Former FBI Director James Comey was indicted on September 25, 2025, on charges that he lied under oath and obstructed a congressional proceeding related to his September 30, 2020 Senate testimony. The two-count indictment alleges Comey falsely denied authorizing anyone at the FBI to act as an anonymous source for the press, turning what should have been straightforward oversight into political theater. This development is a seismic moment in holding high-ranking officials to the same standard as everyday Americans.
For years Comey enjoyed a protected status in the swamp, pontificating about integrity while presiding over leak-filled, partisan episodes at the bureau; accountability finally caught up with him. The filing was presented by Lindsey Halligan in the Eastern District of Virginia after recent personnel changes at the Justice Department, and Attorney General Pam Bondi declared that no one is above the law. If the rule of law means anything, it means equal application — and that principle demands a fair, public adjudication of these charges.

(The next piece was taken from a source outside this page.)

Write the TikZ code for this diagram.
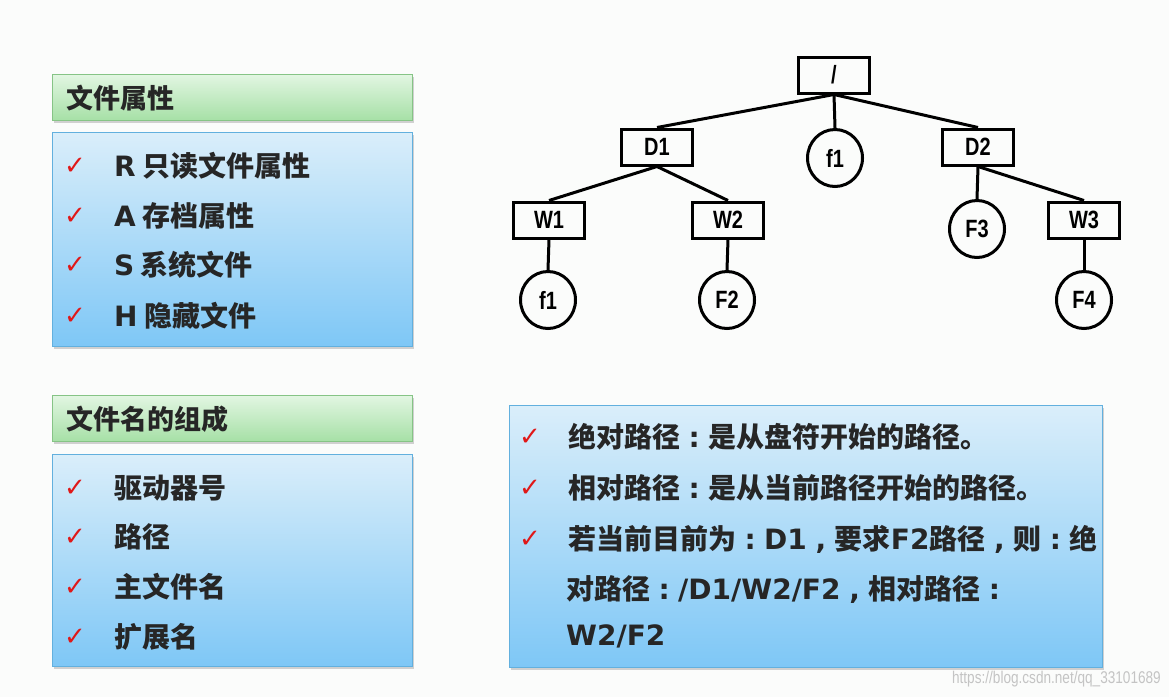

Watching Comey handle himself before Congress, countless Americans saw the smugness of an official who believed he was untouchable, and the indictment underscores how damaging that attitude can be to public trust. The case centers on conflicting accounts, including testimony from former Deputy Director Andrew McCabe and the documented release of Comey’s own memos to the media, which have long raised questions about who authorized what. If leaders in law enforcement can play by separate rules, our institutions implode from within; this prosecution forces a much-needed reckoning.
Critics will scream “political retaliation,” and those concerns should be taken seriously in principle, because weaponizing prosecutors would be a national catastrophe. At the same time, the neatest defense for anyone in public life is transparency and truthfulness under oath, and Comey’s indictment is rooted in sworn testimony and contemporaneous events, not merely political rhetoric. Americans deserve to know that our justice system can both check abuse and resist being turned into a tool of vendettas.
This case will test whether reformist rhetoric about accountability holds up when the targets are powerful former officials. Observers on both sides of the aisle should want a courtroom, not a cable-show trial, because the facts and evidence deserve to be aired with due process. Comey’s own response — saying “let’s have a trial” — sets the stage for the legal process he’s long advocated for others, and the nation should watch that process carefully.
If justice means anything, it means no one gets a free pass because of rank or fame, and institutions must be restored to serve the people rather than influence politics. Accountability is not revenge; it is the foundation of republican government, and this indictment is a hard reminder that public servants will be held to account. Let the trial proceed, let the evidence be examined, and let the American people decide whether the long shadow of Comey’s tenure was one of principle or privilege.